| AIM |
Find each line containing the string "this" and return it.

| RAW RECORDS |
------------
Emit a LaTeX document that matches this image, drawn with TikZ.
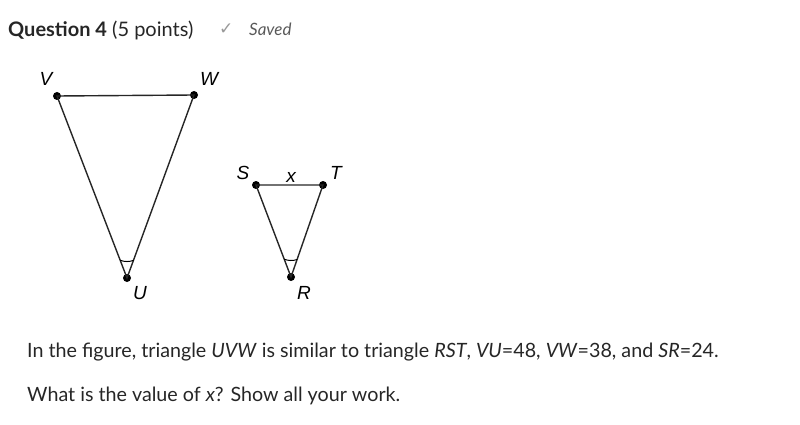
------------
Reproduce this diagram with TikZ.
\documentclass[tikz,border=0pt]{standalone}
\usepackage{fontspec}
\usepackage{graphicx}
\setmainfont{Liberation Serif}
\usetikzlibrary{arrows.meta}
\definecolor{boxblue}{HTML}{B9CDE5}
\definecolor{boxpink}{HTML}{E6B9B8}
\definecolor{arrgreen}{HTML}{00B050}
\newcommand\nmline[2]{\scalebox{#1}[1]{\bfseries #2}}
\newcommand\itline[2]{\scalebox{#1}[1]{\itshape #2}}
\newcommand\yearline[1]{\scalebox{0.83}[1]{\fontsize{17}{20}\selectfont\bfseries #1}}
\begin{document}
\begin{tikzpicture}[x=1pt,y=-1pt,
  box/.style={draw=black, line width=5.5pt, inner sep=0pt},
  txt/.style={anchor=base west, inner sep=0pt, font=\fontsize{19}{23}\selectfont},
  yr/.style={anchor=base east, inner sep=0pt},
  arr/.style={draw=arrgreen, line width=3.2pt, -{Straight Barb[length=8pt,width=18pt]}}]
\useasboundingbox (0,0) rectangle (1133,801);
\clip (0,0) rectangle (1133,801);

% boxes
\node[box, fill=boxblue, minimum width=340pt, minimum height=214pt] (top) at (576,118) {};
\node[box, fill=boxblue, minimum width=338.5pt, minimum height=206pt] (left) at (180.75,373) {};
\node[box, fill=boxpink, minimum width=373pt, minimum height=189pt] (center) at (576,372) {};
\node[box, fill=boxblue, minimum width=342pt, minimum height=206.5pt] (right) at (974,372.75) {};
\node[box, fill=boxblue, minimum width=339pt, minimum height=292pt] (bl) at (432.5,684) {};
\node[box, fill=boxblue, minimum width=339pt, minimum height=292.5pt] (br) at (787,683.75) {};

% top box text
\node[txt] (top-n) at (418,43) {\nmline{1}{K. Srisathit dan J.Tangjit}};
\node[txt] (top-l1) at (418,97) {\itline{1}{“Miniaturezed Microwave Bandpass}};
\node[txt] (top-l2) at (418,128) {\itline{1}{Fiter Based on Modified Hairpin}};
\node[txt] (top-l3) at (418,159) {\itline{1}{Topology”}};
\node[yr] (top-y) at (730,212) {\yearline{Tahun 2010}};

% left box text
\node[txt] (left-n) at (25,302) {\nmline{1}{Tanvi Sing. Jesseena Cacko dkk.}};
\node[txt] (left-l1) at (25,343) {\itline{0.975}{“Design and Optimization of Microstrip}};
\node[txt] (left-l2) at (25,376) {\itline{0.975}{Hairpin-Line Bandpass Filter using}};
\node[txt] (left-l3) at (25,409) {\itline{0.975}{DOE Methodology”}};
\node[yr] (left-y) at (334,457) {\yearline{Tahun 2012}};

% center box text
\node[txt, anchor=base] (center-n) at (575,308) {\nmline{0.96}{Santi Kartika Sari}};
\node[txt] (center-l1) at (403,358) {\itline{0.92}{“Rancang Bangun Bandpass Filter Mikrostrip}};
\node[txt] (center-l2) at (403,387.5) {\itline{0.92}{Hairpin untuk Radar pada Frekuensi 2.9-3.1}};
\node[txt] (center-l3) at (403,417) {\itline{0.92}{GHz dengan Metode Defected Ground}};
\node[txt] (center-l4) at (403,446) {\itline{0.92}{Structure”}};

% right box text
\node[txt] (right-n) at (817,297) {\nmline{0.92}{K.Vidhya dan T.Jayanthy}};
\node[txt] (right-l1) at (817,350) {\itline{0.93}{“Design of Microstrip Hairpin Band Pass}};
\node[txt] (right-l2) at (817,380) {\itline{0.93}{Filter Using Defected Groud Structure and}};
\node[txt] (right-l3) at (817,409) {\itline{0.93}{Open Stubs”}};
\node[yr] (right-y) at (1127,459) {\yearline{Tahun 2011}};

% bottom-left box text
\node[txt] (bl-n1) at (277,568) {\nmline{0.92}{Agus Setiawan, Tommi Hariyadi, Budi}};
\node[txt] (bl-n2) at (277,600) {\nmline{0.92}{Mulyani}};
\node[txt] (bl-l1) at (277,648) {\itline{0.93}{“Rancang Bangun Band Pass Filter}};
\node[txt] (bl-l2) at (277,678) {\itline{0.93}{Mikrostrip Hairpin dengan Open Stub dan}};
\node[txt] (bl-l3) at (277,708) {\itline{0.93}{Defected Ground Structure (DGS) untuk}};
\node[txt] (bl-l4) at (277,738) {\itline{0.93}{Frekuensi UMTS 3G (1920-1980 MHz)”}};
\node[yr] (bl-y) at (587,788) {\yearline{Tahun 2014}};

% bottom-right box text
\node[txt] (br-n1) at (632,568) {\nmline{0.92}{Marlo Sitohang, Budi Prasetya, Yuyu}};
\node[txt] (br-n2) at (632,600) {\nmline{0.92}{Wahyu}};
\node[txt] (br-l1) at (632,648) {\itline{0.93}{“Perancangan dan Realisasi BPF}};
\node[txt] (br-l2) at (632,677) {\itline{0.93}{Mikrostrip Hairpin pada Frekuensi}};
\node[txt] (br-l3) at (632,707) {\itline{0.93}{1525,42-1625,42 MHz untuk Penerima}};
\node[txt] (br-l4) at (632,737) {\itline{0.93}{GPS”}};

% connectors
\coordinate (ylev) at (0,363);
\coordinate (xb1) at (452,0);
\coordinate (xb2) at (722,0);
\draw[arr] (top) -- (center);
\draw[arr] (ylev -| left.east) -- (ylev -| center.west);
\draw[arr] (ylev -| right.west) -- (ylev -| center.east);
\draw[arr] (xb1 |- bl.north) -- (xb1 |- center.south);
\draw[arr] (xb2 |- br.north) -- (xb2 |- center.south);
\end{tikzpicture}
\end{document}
------------
| REPLY TO THE TASK |
Emit a LaTeX document that matches this image, drawn with TikZ.
Reproduce this diagram with TikZ.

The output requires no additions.